Kaïs Saïed, chef de l'Etat, a promulgué mercredi 22 septembre des lois sous forme de décrets, suspendant deux chapitres de la Constitution régissant les pouvoirs législatif et exécutif.
Cette décision fait suite au coup de force du 25 juillet dernier, au cours duquel il a promulgué des dispositions qui renforcent ses pouvoirs au détriment de son gouvernement et du Parlement, en limogeant le chef du gouvernement Hichem Mechichi et en suspendant le Parlement pour 30 jours. Ces dispositions modifient le système de gouvernement prévu par la constitution de 2014 et concentrent tout entre les mains d'un seul homme, le président de la république.

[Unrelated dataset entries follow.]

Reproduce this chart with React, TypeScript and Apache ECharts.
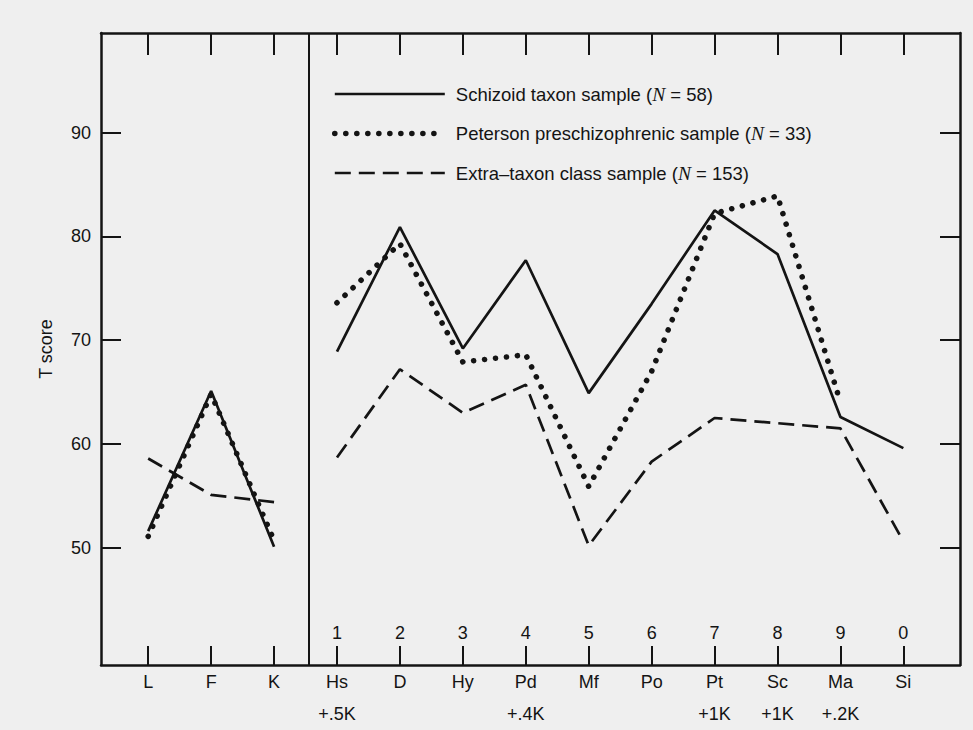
import React, { useEffect, useRef } from 'react';
import * as echarts from 'echarts';

// ---- data ----
const SCALES = ['L', 'F', 'K', 'Hs', 'D', 'Hy', 'Pd', 'Mf', 'Po', 'Pt', 'Sc', 'Ma', 'Si'];
const SCALE_NUMBERS = ['', '', '', '1', '2', '3', '4', '5', '6', '7', '8', '9', '0'];
const K_CORRECTIONS = ['', '', '', '+.5K', '', '', '+.4K', '', '', '+1K', '+1K', '+.2K', ''];
const Y_TICKS = [50, 60, 70, 80, 90];
const VALIDITY_COUNT = 3; // L, F, K are drawn apart from the clinical scales

const SCHIZOID_NAME = 'Schizoid taxon sample (N = 58)';
const PETERSON_NAME = 'Peterson preschizophrenic sample (N = 33)';
const EXTRA_NAME = 'Extra–taxon class sample (N = 153)';

const SCHIZOID = [51.6, 65.1, 50.1, 68.9, 80.9, 69.2, 77.7, 64.9, 73.5, 82.5, 78.3, 62.6, 59.6];
const PETERSON = [51.1, 64.8, 50.7, 73.6, 79.3, 67.9, 68.6, 55.9, 67.0, 82.2, 83.9, 64.0, null];
const EXTRA = [58.6, 55.1, 54.4, 58.7, 67.2, 63.0, 65.7, 50.2, 58.3, 62.5, 62.0, 61.5, 50.6];

// ---- layout / style ----
const INK = '#141414';
const FONT = 'Liberation Sans, Arial, Helvetica, sans-serif';
const X_MIN = -0.75;
const X_MAX = 12.9;
const Y_MIN = 38.7;
const Y_MAX = 99.6;
const DIVIDER = 2.55;

const IDX = SCALES.map((_, i) => i);

function part(values: (number | null)[], from: number, to: number) {
  return values
    .map((v, i) => [i, v] as [number, number | null])
    .slice(from, to)
    .filter((p) => p[1] !== null);
}

const STYLES: Record<string, any> = {
  [SCHIZOID_NAME]: { color: INK, width: 2.7, type: 'solid' },
  [PETERSON_NAME]: { color: INK, width: 5.6, type: [0.01, 11], cap: 'round' },
  [EXTRA_NAME]: { color: INK, width: 2.7, type: [16, 8] },
};

export default function App() {
  const ref = useRef<HTMLDivElement>(null);
  useEffect(() => {
    if (!ref.current) return;
    document.body.style.margin = '0';
    const chart = echarts.init(ref.current, null, { renderer: 'svg' });

    const groups: [string, (number | null)[]][] = [
      [SCHIZOID_NAME, SCHIZOID],
      [PETERSON_NAME, PETERSON],
      [EXTRA_NAME, EXTRA],
    ];
    const series: any[] = [];
    groups.forEach(([name, values]) => {
      [part(values, 0, VALIDITY_COUNT), part(values, VALIDITY_COUNT, values.length)].forEach((d) => {
        series.push({
          name,
          type: 'line',
          xAxisIndex: 0,
          yAxisIndex: 0,
          data: d,
          symbol: 'none',
          lineStyle: STYLES[name],
          itemStyle: { color: INK },
          silent: true,
        });
      });
    });
    series[0].markLine = {
      silent: true,
      symbol: 'none',
      label: { show: false },
      lineStyle: { color: INK, width: 2, type: 'solid' },
      data: [{ xAxis: DIVIDER }],
    };

    const xCommon = {
      type: 'value',
      min: X_MIN,
      max: X_MAX,
      splitLine: { show: false },
    };
    const frameLine = { show: true, onZero: false, lineStyle: { color: INK, width: 2.5 } };
    const tickStyle = { color: INK, width: 2 };

    chart.setOption({
      animation: false,
      backgroundColor: '#efefef',
      grid: { left: 101, right: 13, top: 33, bottom: 57, containLabel: false },
      legend: {
        data: [SCHIZOID_NAME, PETERSON_NAME, EXTRA_NAME].map((name) => ({
          name,
          lineStyle: STYLES[name],
          itemStyle: { color: 'rgba(0,0,0,0)', borderWidth: 0, opacity: 0 },
        })),
        orient: 'vertical',
        left: 327,
        top: 78,
        itemWidth: 110,
        itemHeight: 14,
        itemGap: 17.5,
        selectedMode: false,
        itemStyle: { color: 'rgba(0,0,0,0)', borderWidth: 0, opacity: 0 },
        formatter: (name: string) => name.replace('(N', '({n|N}'),
        textStyle: {
          color: INK,
          fontFamily: FONT,
          fontSize: 18.5,
          lineHeight: 22,
          padding: [0, 0, 0, 6],
          rich: {
            n: { fontStyle: 'italic', fontFamily: 'Liberation Serif, serif', fontSize: 19.5, color: INK },
          },
        },
      },
      xAxis: [
        {
          ...xCommon,
          position: 'bottom',
          axisLine: frameLine,
          axisTick: { show: true, inside: true, length: 19, customValues: IDX, lineStyle: tickStyle },
          axisLabel: {
            customValues: IDX,
            margin: 1,
            color: INK,
            fontFamily: FONT,
            fontSize: 18,
            lineHeight: 32,
            formatter: (v: number) => {
              const i = Math.round(v);
              return SCALES[i] + (K_CORRECTIONS[i] ? '\n' + K_CORRECTIONS[i] : '');
            },
          },
        },
        {
          ...xCommon,
          position: 'bottom',
          axisLine: { show: false, onZero: false },
          axisTick: { show: false },
          axisLabel: {
            inside: true,
            customValues: IDX.filter((i) => SCALE_NUMBERS[i] !== ''),
            margin: 23,
            color: INK,
            fontFamily: FONT,
            fontSize: 18,
            lineHeight: 18,
            formatter: (v: number) => SCALE_NUMBERS[Math.round(v)],
          },
        },
        {
          ...xCommon,
          position: 'top',
          axisLine: frameLine,
          axisTick: { show: true, inside: true, length: 22, customValues: IDX, lineStyle: tickStyle },
          axisLabel: { show: false },
        },
      ],
      yAxis: [
        {
          type: 'value',
          position: 'left',
          min: Y_MIN,
          max: Y_MAX,
          name: 'T score',
          nameLocation: 'middle',
          nameRotate: 90,
          nameGap: 46,
          nameTextStyle: { color: INK, fontFamily: FONT, fontSize: 18 },
          splitLine: { show: false },
          axisLine: frameLine,
          axisTick: { show: true, inside: true, length: 20, customValues: Y_TICKS, lineStyle: tickStyle },
          axisLabel: { customValues: Y_TICKS, margin: 10, color: INK, fontFamily: FONT, fontSize: 18 },
        },
        {
          type: 'value',
          position: 'right',
          min: Y_MIN,
          max: Y_MAX,
          splitLine: { show: false },
          axisLine: frameLine,
          axisTick: { show: true, inside: true, length: 20, customValues: Y_TICKS, lineStyle: tickStyle },
          axisLabel: { show: false },
        },
      ],
      series,
    });
    return () => chart.dispose();
  }, []);
  return <div ref={ref} style={{ position: 'fixed', left: 0, top: 0, width: 973, height: 730 }} />;
}
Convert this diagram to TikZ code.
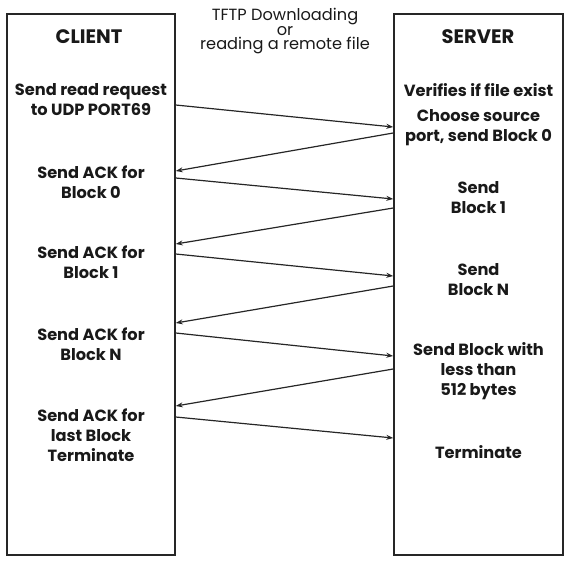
\documentclass[tikz,border=0pt]{standalone}
\usepackage{fontspec}
\setmainfont{Poppins}
\usetikzlibrary{arrows.meta}
\begin{document}
\begin{tikzpicture}[x=1pt,y=-1pt,
  box/.style={draw=black!85, line width=1.5pt, inner sep=0pt},
  lbl/.style={font=\bfseries\fontsize{16.2}{20}\selectfont, align=center, inner sep=0pt, text=black!90},
  head/.style={font=\bfseries\fontsize{19.5}{20}\selectfont, inner sep=0pt, text=black!90},
  ttl/.style={font=\fontsize{16.2}{14.5}\selectfont, align=center, inner sep=0pt, text=black!90},
  arr/.style={draw=black!85, line width=1.2pt, -{Stealth[length=7pt,width=5pt]}}]
\useasboundingbox (0,0) rectangle (570,565);
% boxes
\node[box, minimum width=168pt, minimum height=541pt] (client) at (91,284.5) {};
\node[box, minimum width=169pt, minimum height=541pt] (server) at (478.5,284.5) {};
% headings
\node[head] (clienth) at (89,37) {CLIENT};
\node[head] (serverh) at (478,37) {SERVER};
\node[ttl] (title) at (285,31.5) {TFTP Downloading\\or\\reading a remote file};
% client labels
\node[lbl] (c1) at (91,99.5) {Send read request\\to UDP PORT69};
\node[lbl] (c2) at (91,182) {Send ACK for\\Block 0};
\node[lbl] (c3) at (91,262.5) {Send ACK for\\Block 1};
\node[lbl] (c4) at (91,344) {Send ACK for\\Block N};
\node[lbl] (c5) at (91,435.5) {Send ACK for\\last Block\\Terminate};
% server labels
\node[lbl] (s0) at (478.5,90) {Verifies if file exist};
\node[lbl] (s1) at (478.5,128) {Choose source\\port, send Block 0};
\node[lbl] (s2) at (478.5,198) {Send\\Block 1};
\node[lbl] (s3) at (478.5,280) {Send\\Block N};
\node[lbl] (s4) at (478.5,371) {Send Block with\\less than\\512 bytes};
\node[lbl] (s5) at (478.5,452) {Terminate};
% arrow end points
\coordinate (a1) at (client.east |- 0,105);
\coordinate (b1) at (server.west |- 0,127);
\coordinate (b2) at (server.west |- 0,133);
\coordinate (a2) at (client.east |- 0,171);
\coordinate (a3) at (client.east |- 0,178);
\coordinate (b3) at (server.west |- 0,199);
\coordinate (b4) at (server.west |- 0,208);
\coordinate (a4) at (client.east |- 0,244);
\coordinate (a5) at (client.east |- 0,254);
\coordinate (b5) at (server.west |- 0,276);
\coordinate (b6) at (server.west |- 0,286);
\coordinate (a6) at (client.east |- 0,323);
\coordinate (a7) at (client.east |- 0,333);
\coordinate (b7) at (server.west |- 0,356);
\coordinate (b8) at (server.west |- 0,369);
\coordinate (a8) at (client.east |- 0,406);
\coordinate (a9) at (client.east |- 0,417);
\coordinate (b9) at (server.west |- 0,438);
% arrows
\draw[arr] (a1) -- (b1);
\draw[arr] (b2) -- (a2);
\draw[arr] (a3) -- (b3);
\draw[arr] (b4) -- (a4);
\draw[arr] (a5) -- (b5);
\draw[arr] (b6) -- (a6);
\draw[arr] (a7) -- (b7);
\draw[arr] (b8) -- (a8);
\draw[arr] (a9) -- (b9);
\end{tikzpicture}
\end{document}
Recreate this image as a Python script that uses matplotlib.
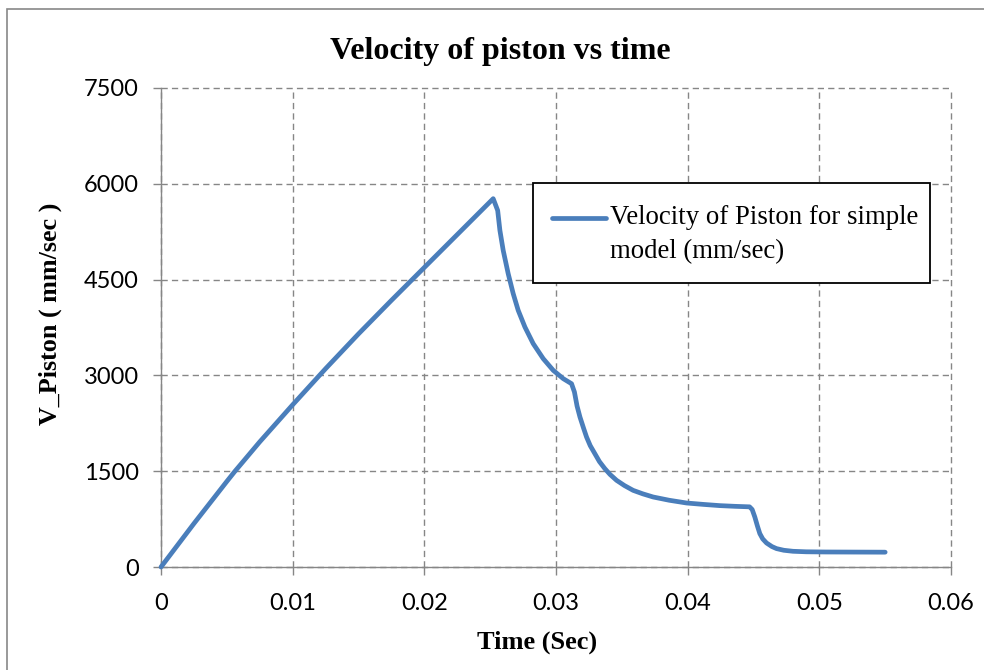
import matplotlib
matplotlib.use("Agg")
import matplotlib.pyplot as plt
from matplotlib.patches import Rectangle
from matplotlib.lines import Line2D

plt.rcParams["lines.scale_dashes"] = False

# Piston velocity for the simple model
time_s = [0.0, 0.0025, 0.005, 0.0056, 0.0075, 0.01, 0.0125, 0.015, 0.0175, 0.02,
          0.02523, 0.02557, 0.02574, 0.02599, 0.02637, 0.02675, 0.02713, 0.02764,
          0.02827, 0.02903, 0.02979, 0.03055, 0.03118,
          0.0314, 0.0316, 0.03182, 0.0321, 0.03232, 0.0326, 0.03295, 0.0333,
          0.03371, 0.0341, 0.0346, 0.0352, 0.03586, 0.0366, 0.03738, 0.0386,
          0.03992, 0.0412, 0.04244, 0.0436, 0.0447,
          0.0449, 0.0451, 0.0453, 0.04548, 0.0457, 0.04599, 0.0464, 0.04675,
          0.0473, 0.048, 0.049, 0.0505, 0.055]
velocity = [0, 680, 1340, 1495, 1960, 2540, 3105, 3650, 4175, 4690,
            5767, 5583, 5270, 4957, 4592, 4280, 4018, 3757,
            3497, 3262, 3079, 2949, 2870,
            2740, 2520, 2348, 2170, 2035, 1900, 1775, 1650,
            1540, 1450, 1357, 1275, 1200, 1145, 1096, 1045,
            1002, 980, 961, 950, 942,
            900, 783, 640, 523, 440, 376, 320, 288,
            262, 246, 238, 235, 232]

series_label = ["Velocity of Piston for simple", "model (mm/sec)"]
title = "Velocity of piston vs time"
x_label = "Time (Sec)"
y_label = "V_Piston ( mm/sec )"
x_ticks = [0, 0.01, 0.02, 0.03, 0.04, 0.05, 0.06]
x_tick_labels = ["0", "0.01", "0.02", "0.03", "0.04", "0.05", "0.06"]
y_ticks = [0, 1500, 3000, 4500, 6000, 7500]

W, H = 984, 670
fig = plt.figure(figsize=(W / 100, H / 100), dpi=100)
ax = fig.add_axes([161 / W, 1 - 567 / H, (951 - 161) / W, (567 - 88) / H])

gray = "#868686"
blue = "#4A7EBB"
ax.plot(time_s, velocity, color=blue, lw=3.4, solid_joinstyle="round",
        solid_capstyle="round", zorder=3, clip_on=False)

ax.set_xlim(0, 0.06)
ax.set_ylim(0, 7500)
ax.set_xticks(x_ticks)
ax.set_xticklabels(x_tick_labels)
ax.set_yticks(y_ticks)

ax.grid(True, color=gray, lw=1.0, linestyle=(0, (4.5, 3.0)))
ax.set_axisbelow(True)
for gl in ax.get_xgridlines() + ax.get_ygridlines():
    gl.set_clip_on(False)
for s in ("top", "right"):
    ax.spines[s].set_visible(False)
for s in ("left", "bottom"):
    ax.spines[s].set_color(gray)
    ax.spines[s].set_linewidth(1.0)

ax.tick_params(axis="both", direction="out", length=6, width=1.0, color=gray,
               labelsize=17, labelcolor="black")
ax.tick_params(axis="x", pad=13)
ax.tick_params(axis="y", pad=10)
for lab in ax.get_xticklabels() + ax.get_yticklabels():
    lab.set_family("Lato")

serif = "Liberation Serif"
fig.text(500 / W, 1 - 51 / H, title, ha="center", va="center",
         fontsize=23, fontweight="bold", family=serif)
fig.text(537 / W, 1 - 642 / H, x_label, ha="center", va="center",
         fontsize=19, fontweight="bold", family=serif)
fig.text(50 / W, 1 - 314 / H, y_label, ha="center", va="center", rotation=90,
         fontsize=18.8, fontweight="bold", family=serif)

# Legend box with the series swatch beside the first text line
fig.patches.append(Rectangle((533 / W, 1 - 283 / H), (930 - 533) / W, (283 - 183) / H,
                             transform=fig.transFigure, facecolor="white",
                             edgecolor="black", lw=1.3, zorder=5))
fig.lines.append(Line2D([552 / W, 606 / W], [1 - 218 / H, 1 - 218 / H],
                        transform=fig.transFigure, color=blue, lw=3.4,
                        solid_capstyle="round", zorder=6))
for i, line in enumerate(series_label):
    fig.text(610 / W, 1 - (218 + 34 * i) / H, line, ha="left", va="center",
             fontsize=19.3, family=serif, zorder=6)

# Chart area border
fig.patches.append(Rectangle((7 / W, -0.1), 1.2, 1 - 9 / H + 0.1,
                             transform=fig.transFigure, fill=False,
                             edgecolor="#888888", lw=1.2))

fig.savefig("out.png", dpi=100)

Le seul pays à avoir réussi sa transition démocratique après le printemps arabe de 2011 voit, selon l'opinion publique, sa démocratie menacée. En effet, l'une des nouvelles dispositions permettra désormais au président tunisien de légiférer. Les lois seront promulguées sous la forme de décrets. Certains d'entre eux ont fait l'objet d'une série d'informations publiées dans les journaux du pays. Il s'agit de celles sur "les textes à caractère législatif qui seront promulgués sous forme de décret signé par le président", et d'une autre qui précise que "le président exerce le pouvoir exécutif avec l'aide d'un conseil des ministres présidé par le chef du gouvernement", tandis que "le président préside le conseil des ministres et mandate le chef du gouvernement pour le remplacer" dans un tout autre article. En d'autres termes, le pouvoir exécutif qui appartenait au gouvernement appartiendra désormais à l'homme d'État.
Dans un communiqué publié sur son compte officiel Facebook, la présidence de la République dit "maintenir la suspension de toutes les activités du parlement, ainsi que la levée de l'immunité parlementaire de tous les députés et mettre fin à tous leurs privilèges". Sa promesse faite en 2014 de réformer la constitution en ces termes : "les constitutions ne sont pas éternelles" semble donc se mettre lentement en place.
Opinions des acteurs politiques
Ces décisions ont été mal accueillies au sein des partis et rejetées. Certains d'entre eux décrivent ce dernier événement comme un " coup d'État contre la constitution ", alors que pour d'autres " c'est une restauration du processus ". Beaucoup ont annoncé leur rejet de l'abrogation et ont depuis mis en garde contre un retour à la tyrannie.
À 63 ans, le président Saïd, qui prétend "agir au nom de la volonté du peuple", a pris les pleins pouvoirs parce que le principal parti d'opposition, le parti politique islamique Ennahdha, était une figure centrale du parlement qu'il a dissous. Mohammad AL-Goumani, l'un des leaders, l'accuse de "mettre en place une nouvelle constitution qui se retournera contre celle pour laquelle il a prêté serment".